Re: [patch 21/32] NTB/msi: Convert to msi_on_each_desc()

[Date Prev][Date Next][Thread Prev][Thread Next][Date Index][Thread Index]

 



Jason,

On Fri, Dec 03 2021 at 12:41, Jason Gunthorpe wrote:
> On Fri, Dec 03, 2021 at 04:07:58PM +0100, Thomas Gleixner wrote:
> Lets do a thought experiment, lets say we forget about the current PCI
> MSI API.
>
> What if it worked more like this:
>
> probe()
>  // Access the real PCI SIG MSI/MSI-X table
>  mystruct->msi_table = pci_allocate_msi_table(pci_dev);
>
>  // Special interrupt 0
>  mstruct->desc0 = msi_table_alloc_vector(mystruct->msi_table, hw_label=0);
>  request_irq(mystruct->desc0, ..)

A device driver should not even know about msi_desc. Period.

The code which gets the msi_desc pointer handed in is the irqdomain code
and eventually the irqchip callbacks which need to deal with it.

I just cleaned up quite some places again which fiddled with msi_desc
for the very wrong reasons. We've had subtle bugs due to that in the
past.

The time I wasted in the past to fix drivers which fiddled with msi_desc
and even with irq descriptors just because they can, makes me think hard
about encapsulations because I have absolutely no interest to do full
tree cleanups every time I need to change something in the core
code. Neither do I have interest to deal with the resulting bugs which
end up on my desk because the usual consequence is that the abuse makes
the core go belly up.

If I need to change a dozen irq chip implementations, that's a limited
scope, but chasing the abuse all over the place is insane. I'm dead
tired of it.

The driver can get some info struct which has the index and the linux
irq number in it and that is all it needs, seriously.

If C would provide access protection scopes in objects then the msi
descriptor pointer could become a cookie. But we only can document that
the driver writer has to treat it like a cookie which is equally
effective to not documenting it at all. That's unfortunately the sad
reality. So the goal is to make it harder to screw up and not to make it
easier. The only way to do that is strict encapsulation.
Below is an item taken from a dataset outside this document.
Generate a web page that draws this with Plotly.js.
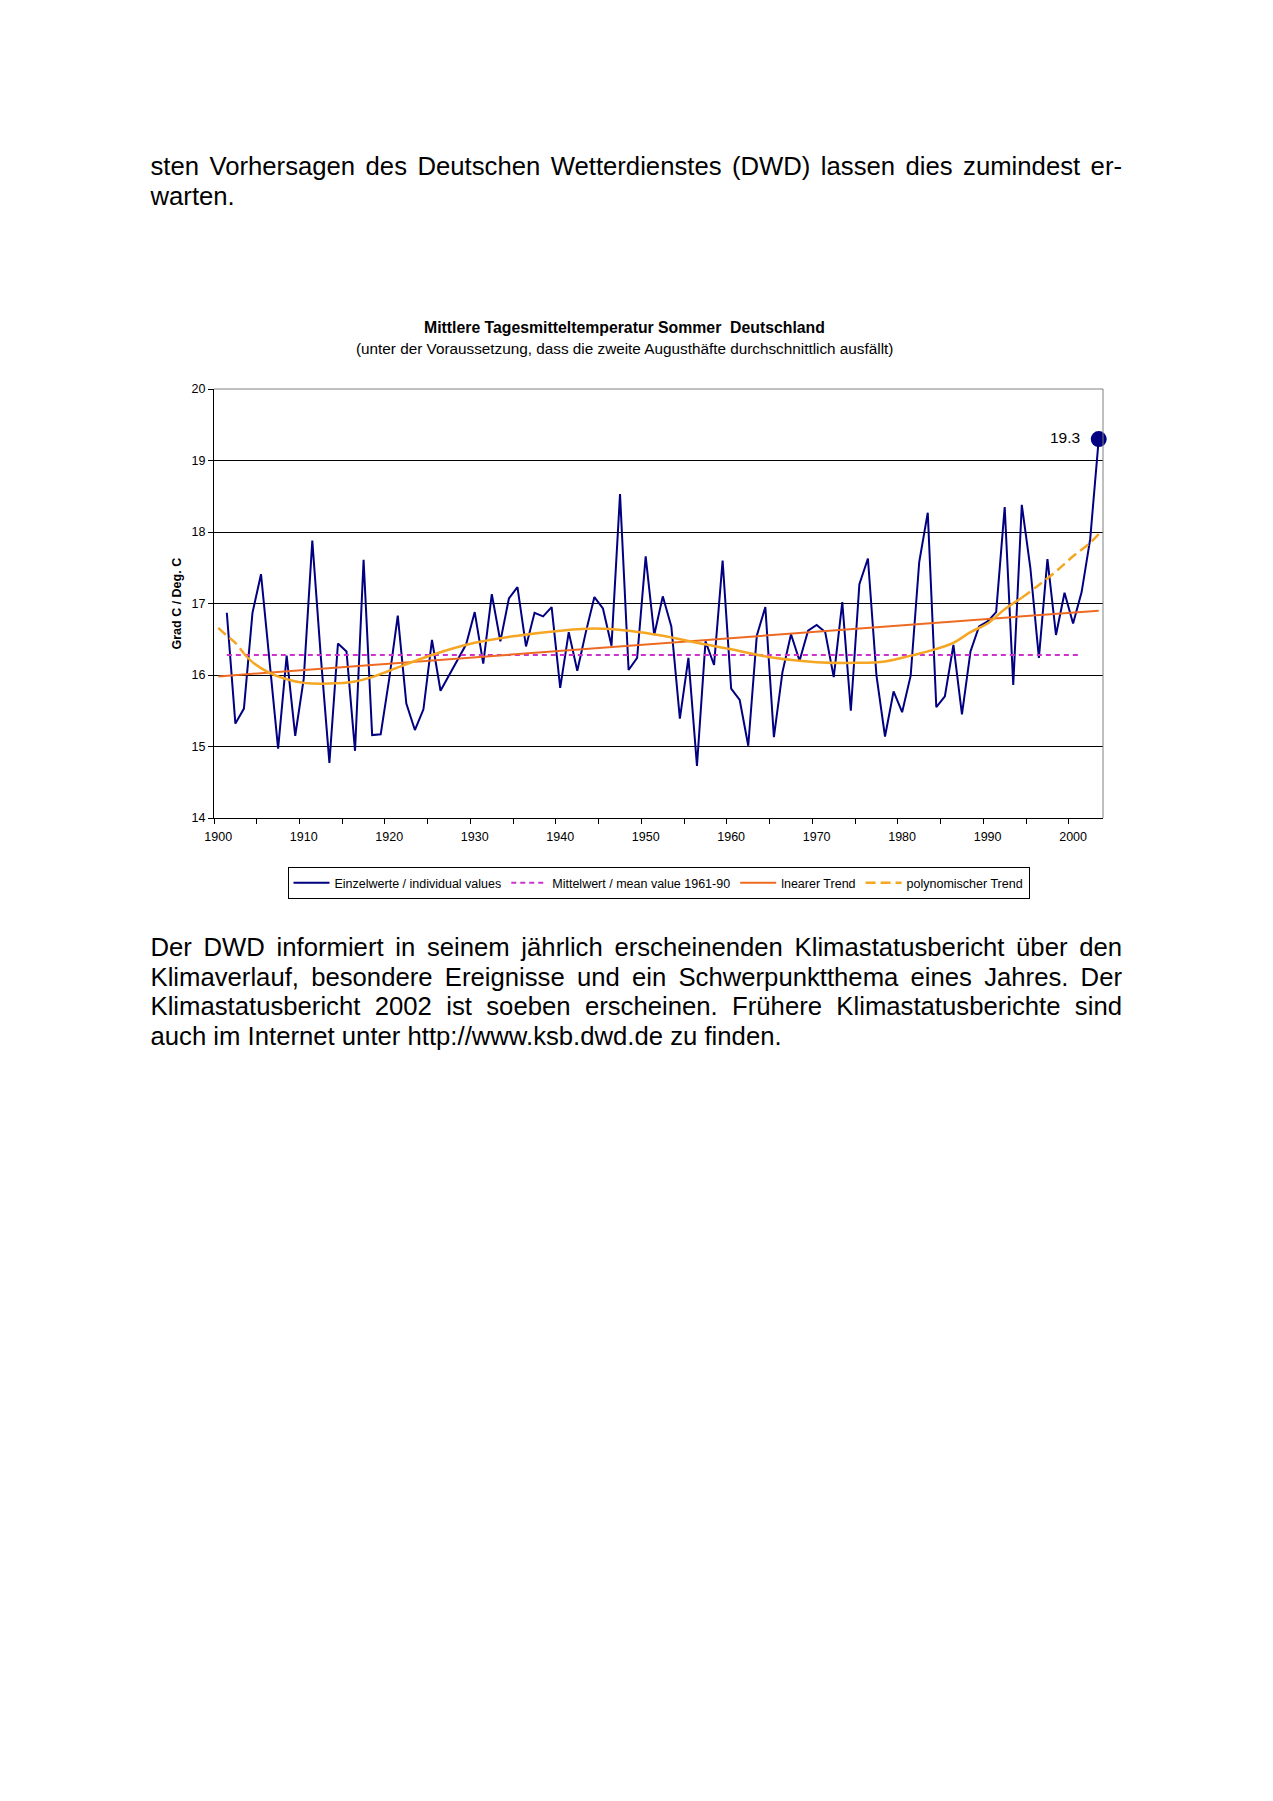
<!DOCTYPE html>
<html>
<head>
<meta charset="utf-8">
<script src="https://cdn.plot.ly/plotly-3.0.1.min.js"></script>
<style>
html,body{margin:0;padding:0;background:#fff;}
#page{position:relative;width:1273px;height:1801px;overflow:hidden;background:#fff;}
#chart{position:absolute;left:0;top:0;width:1273px;height:1801px;}
.ln{position:absolute;left:150.5px;width:971.5px;font-family:"Liberation Sans",Arial,sans-serif;font-size:25.7px;line-height:29.6px;color:#000;white-space:nowrap;z-index:5;}
.j{text-align:justify;text-align-last:justify;white-space:normal;}
</style>
</head>
<body>
<div id="page">
  <div id="chart"></div>
  <div class="ln j" style="top:151.5px">sten Vorhersagen des Deutschen Wetterdienstes (DWD) lassen dies zumindest er-</div>
  <div class="ln" style="top:181.6px">warten.</div>
  <div class="ln j" style="top:933px">Der DWD informiert in seinem jährlich erscheinenden Klimastatusbericht über den</div>
  <div class="ln j" style="top:962.6px">Klimaverlauf, besondere Ereignisse und ein Schwerpunktthema eines Jahres. Der</div>
  <div class="ln j" style="top:992.2px">Klimastatusbericht 2002 ist soeben erscheinen. Frühere Klimastatusberichte sind</div>
  <div class="ln" style="top:1021.8px">auch im Internet unter http://www.ksb.dwd.de zu finden.</div>
</div>
<script>
// ---- data ----
const years = [1901,1902,1903,1904,1905,1906,1907,1908,1909,1910,
  1911,1912,1913,1914,1915,1916,1917,1918,1919,1920,
  1921,1922,1923,1924,1925,1926,1927,1928,1929,1930,
  1931,1932,1933,1934,1935,1936,1937,1938,1939,1940,
  1941,1942,1943,1944,1945,1946,1947,1948,1949,1950,
  1951,1952,1953,1954,1955,1956,1957,1958,1959,1960,
  1961,1962,1963,1964,1965,1966,1967,1968,1969,1970,
  1971,1972,1973,1974,1975,1976,1977,1978,1979,1980,
  1981,1982,1983,1984,1985,1986,1987,1988,1989,1990,
  1991,1992,1993,1994,1995,1996,1997,1998,1999,2000,
  2001,2002,2003];
const temps = [16.87,15.32,15.53,16.87,17.41,16.2,14.97,16.27,15.15,15.95,
  17.88,16.25,14.77,16.44,16.33,14.94,17.61,15.16,15.17,15.95,
  16.83,15.6,15.23,15.52,16.49,15.78,15.99,16.22,16.43,16.88,
  16.16,17.13,16.47,17.07,17.23,16.4,16.87,16.82,16.95,15.82,
  16.6,16.06,16.6,17.09,16.93,16.41,18.53,16.07,16.24,17.66,
  16.56,17.1,16.68,15.39,16.24,14.73,16.47,16.14,17.6,15.81,
  15.65,15.01,16.55,16.95,15.13,16.04,16.57,16.2,16.62,16.7,
  16.6,15.97,17.02,15.5,17.27,17.63,15.99,15.14,15.77,15.48,
  15.99,17.58,18.27,15.55,15.7,16.42,15.45,16.33,16.68,16.75,
  16.88,18.35,15.86,18.38,17.5,16.24,17.62,16.56,17.15,16.72,
  17.16,17.9,19.3];
const meanYears = [1901, 2001];
const meanVals = [16.28, 16.28];
const linYears = [1900, 2003];
const linVals = [15.98, 16.9];
const polyYears = [1900,1901,1902,1903,1904,1906,1908,1910,1913,1916,1918,1920,1925,1930,1935,1940,1944,1948,1952,1956,1960,1965,1970,1975,1978,1980,1983,1986,1988,1990,1992,1994,1996,1998,2000,2002,2003];
const polyVals  = [16.66,16.55,16.45,16.3,16.18,16.03,15.94,15.89,15.88,15.91,15.97,16.06,16.28,16.45,16.55,16.62,16.65,16.62,16.55,16.45,16.36,16.24,16.18,16.17,16.19,16.24,16.33,16.45,16.6,16.72,16.92,17.08,17.26,17.45,17.66,17.85,17.97];
const xTickVals = [1900,1910,1920,1930,1940,1950,1960,1970,1980,1990,2000];
const yTickVals = [14,15,16,17,18,19,20];
const seriesNames = ['Einzelwerte / individual values','Mittelwert / mean value 1961-90','lnearer Trend','polynomischer Trend'];
const titleText = 'Mittlere Tagesmitteltemperatur Sommer\u00a0 Deutschland';
const subtitleText = '(unter der Voraussetzung, dass die zweite Augusthäfte durchschnittlich ausfällt)';
const yTitleText = 'Grad C / Deg. C';

// ---- styling ----
const FONT = '"Liberation Sans", Arial, sans-serif';
const NAVY = '#000080';
const MAG = '#CC33CC';
const LIN = '#EE6A22';
const POLY = '#F5A623';
const polyDashFrom = 1903, polyDashTo = 1994;

function seg(lo, hi){
  const xs=[], ys=[];
  polyYears.forEach((y,i)=>{ if(y>=lo && y<=hi){ xs.push(y); ys.push(polyVals[i]); } });
  return {x:xs, y:ys};
}
const pStart = seg(1900, polyDashFrom);
const pMid = seg(polyDashFrom, polyDashTo);
const pEnd = seg(polyDashTo, 2003);

const lastI = years.length - 1;

const traces = [
  {x:years, y:temps, type:'scatter', mode:'lines', name:seriesNames[0],
   line:{color:NAVY, width:2}},
  {x:meanYears, y:meanVals, type:'scatter', mode:'lines', name:seriesNames[1],
   line:{color:MAG, width:2, dash:'5px,4px'}},
  {x:linYears, y:linVals, type:'scatter', mode:'lines', name:seriesNames[2],
   line:{color:LIN, width:2}},
  {x:pEnd.x, y:pEnd.y, type:'scatter', mode:'lines', name:seriesNames[3],
   line:{color:POLY, width:2.5, dash:'10px,5px', shape:'spline'}},
  {x:pMid.x, y:pMid.y, type:'scatter', mode:'lines', showlegend:false,
   line:{color:POLY, width:2.5, shape:'spline'}},
  {x:pStart.x, y:pStart.y, type:'scatter', mode:'lines', showlegend:false,
   line:{color:POLY, width:2.5, dash:'10px,5px', shape:'spline'}},
  {x:[years[lastI]], y:[temps[lastI]], type:'scatter', mode:'markers', showlegend:false,
   cliponaxis:false, marker:{color:NAVY, size:16}}
];

const layout = {
  width:1273, height:1801,
  margin:{l:214, r:170, t:389, b:983, pad:0},
  paper_bgcolor:'#fff', plot_bgcolor:'#fff',
  font:{family:FONT, color:'#000', size:12.5},
  showlegend:true,
  legend:{orientation:'h', x:0.5, xanchor:'center', y:(818-867)/429, yanchor:'top',
    bgcolor:'#fff', bordercolor:'#000', borderwidth:1, itemwidth:36,
    font:{family:FONT, size:12.5, color:'#000'}, traceorder:'normal'},
  xaxis:{type:'linear', range:[1899.5, 2003.5], tickmode:'array', tickvals:xTickVals,
    ticks:'', showline:true, linecolor:'#000', linewidth:1, showgrid:false, zeroline:false,
    tickfont:{family:FONT, size:12.5, color:'#000'}, ticklabelstandoff:7,
    minor:{tickmode:'linear', tick0:1899.5, dtick:5, ticks:'outside', ticklen:5, tickcolor:'#000', tickwidth:1, showgrid:false},
    fixedrange:true},
  yaxis:{range:[14,20], tickmode:'array', tickvals:yTickVals, ticks:'outside', ticklen:5,
    tickcolor:'#000', tickwidth:1, showline:true, linecolor:'#000', linewidth:1,
    showgrid:true, gridcolor:'#000', gridwidth:1, zeroline:false,
    tickfont:{family:FONT, size:12.5, color:'#000'}, fixedrange:true},
  shapes:[
    {type:'line', xref:'paper', yref:'paper', x0:0, x1:1, y0:1, y1:1, line:{color:'#808080', width:1}, layer:'above'},
    {type:'line', xref:'paper', yref:'paper', x0:1, x1:1, y0:0, y1:1, line:{color:'#808080', width:1}, layer:'above'}
  ],
  annotations:[
    {text:'<b>'+titleText+'</b>', xref:'paper', yref:'paper', x:0.4618, y:(818-327)/429,
     xanchor:'center', yanchor:'middle', showarrow:false, font:{family:FONT, size:15.8, color:'#000'}},
    {text:subtitleText, xref:'paper', yref:'paper', x:0.4618, y:(818-348.5)/429,
     xanchor:'center', yanchor:'middle', showarrow:false, font:{family:FONT, size:15.3, color:'#000'}},
    {text:'<b>'+yTitleText+'</b>', xref:'paper', yref:'paper', x:(176-214)/889, y:0.5,
     xanchor:'center', yanchor:'middle', textangle:-90, showarrow:false, font:{family:FONT, size:12.5, color:'#000'}},
    {text:String(temps[lastI]), x:years[lastI], y:temps[lastI], xref:'x', yref:'y',
     xanchor:'right', yanchor:'middle', xshift:-17, yshift:2, showarrow:false, font:{family:FONT, size:15.5, color:'#000'}}
  ]
};

Plotly.newPlot('chart', traces, layout, {staticPlot:true, displayModeBar:false});
</script>
</body>
</html>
>  - msi_table is a general API for accessing MSIs. Each bus type
>    would provide some kind of logical creation function for their
>    bus standardized MSI table type. eg MSI/MSI-X/etc

You can't give up on that table thing, right? We just established that
for devices like yours IMS is not necessary a table and does not even
need the index. The fact that MSI-X uses a table does not make
everything a nail^Wtable. :)

>    It is a logical handle for the physical resource the holds the MSI
>    addr/data paris.
>
>  - Use a pointer instead of idx as the API for referring to a MSI
>    irq. Most drivers probably only use msi_desc->irq?

No. pci_irq_vector() translates the hw index to linux irq number.  The
hardware index is known by the driver when it is doing a batched
allocation, right?

There is also that magic interface which hands in an array of struct
msi_entry.  msi_entry contains the hardware index and the linux irq
number. The hardware index is filled by the driver and the linux irq
number by the core code when the allocation was successful.
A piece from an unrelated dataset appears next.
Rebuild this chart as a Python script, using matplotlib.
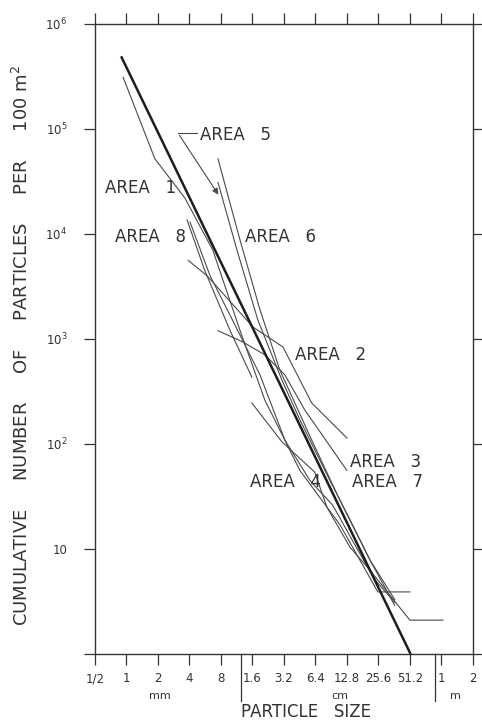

Yes, it's awful from an interface point of view, but that has nothing to
do with the underlying infrastructure and the problem at hand.

I'm fine with using the info struct I described above as the reference
cookie.

>  - We do not have device->msi, it is held in the driver instead.
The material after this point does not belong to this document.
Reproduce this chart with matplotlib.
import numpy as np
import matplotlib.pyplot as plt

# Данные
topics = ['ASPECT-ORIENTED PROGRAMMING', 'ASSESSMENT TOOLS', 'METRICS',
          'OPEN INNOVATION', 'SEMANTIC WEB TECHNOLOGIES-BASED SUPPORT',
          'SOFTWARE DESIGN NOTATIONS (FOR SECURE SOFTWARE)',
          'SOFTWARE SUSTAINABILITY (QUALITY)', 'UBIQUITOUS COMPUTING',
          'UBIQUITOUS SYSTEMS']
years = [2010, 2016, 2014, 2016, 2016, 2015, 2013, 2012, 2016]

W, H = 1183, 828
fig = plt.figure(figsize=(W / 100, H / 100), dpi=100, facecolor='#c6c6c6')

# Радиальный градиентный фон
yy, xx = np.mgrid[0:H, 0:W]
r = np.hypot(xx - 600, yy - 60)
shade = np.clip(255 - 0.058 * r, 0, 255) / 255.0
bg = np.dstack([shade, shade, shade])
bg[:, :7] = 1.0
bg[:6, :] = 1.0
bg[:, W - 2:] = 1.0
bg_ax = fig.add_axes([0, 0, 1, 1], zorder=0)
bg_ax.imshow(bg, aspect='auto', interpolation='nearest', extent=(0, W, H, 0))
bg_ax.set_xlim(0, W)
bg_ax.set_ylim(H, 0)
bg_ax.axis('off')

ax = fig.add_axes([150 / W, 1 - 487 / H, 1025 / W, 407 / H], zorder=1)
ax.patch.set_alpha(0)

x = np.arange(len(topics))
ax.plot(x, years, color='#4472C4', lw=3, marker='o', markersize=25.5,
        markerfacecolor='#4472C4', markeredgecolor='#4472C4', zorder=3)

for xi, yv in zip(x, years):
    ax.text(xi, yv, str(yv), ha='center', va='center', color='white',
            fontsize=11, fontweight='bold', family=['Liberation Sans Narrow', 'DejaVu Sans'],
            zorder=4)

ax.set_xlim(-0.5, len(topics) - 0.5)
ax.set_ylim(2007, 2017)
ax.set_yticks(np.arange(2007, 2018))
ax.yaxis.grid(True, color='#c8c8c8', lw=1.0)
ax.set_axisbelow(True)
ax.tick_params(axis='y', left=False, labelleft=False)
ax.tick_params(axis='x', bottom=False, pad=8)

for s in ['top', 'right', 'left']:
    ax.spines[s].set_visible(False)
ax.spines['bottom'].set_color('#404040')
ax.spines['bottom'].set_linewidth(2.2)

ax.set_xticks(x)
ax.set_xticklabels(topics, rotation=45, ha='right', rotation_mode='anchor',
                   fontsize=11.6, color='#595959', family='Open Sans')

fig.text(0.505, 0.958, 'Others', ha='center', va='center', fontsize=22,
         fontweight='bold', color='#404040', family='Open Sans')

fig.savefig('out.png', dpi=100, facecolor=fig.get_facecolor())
No. First of all drivers have no business with that, really.

It's infrastructure which the driver utilizes and that infrastructure
manages the data it requires and uses it within the infrastructure, in
this case irqdomains and the associated irq chips.

Aside of that. Even if it would be a good idea, then someone has to
rewrite the PCI/MSI backends of powerpc, mips-octeon, s390, xen and some
more first. Along with the MSI and the PCI/MSI core.

Then create either nasty wrappers around the existing interfaces which
create those magic tables automatically and store them where? In struct
device->msi perhaps? :)

Alternatively cleanup ~360 usage sites throughout drivers and add the
same silly boilerplate code all over the place, which is wrong to begin
with. We want less boilerplate not more.

I'm sure you're volunteering or can provide the engineering capacity to
do that. Depending on the capacity this might be done in 1-10 years from
now.

>    dev->irqdomain is always the bus/platform originated irqdomain of
>    the physical device.

This is a guarantee for subtle bugs and I'm not even remotely interested
going there. See also below.

>    Thus we break the 1:1 of the device and irqdomain. A device can
>    spawn many msi_tables, but only one would be on the dev->irqdomain

Why are you trying brute force to push things into device drivers?
That's really the wrong direction. We want common infrastructure to be
managed by generic code. And all of this is about common infrastructure.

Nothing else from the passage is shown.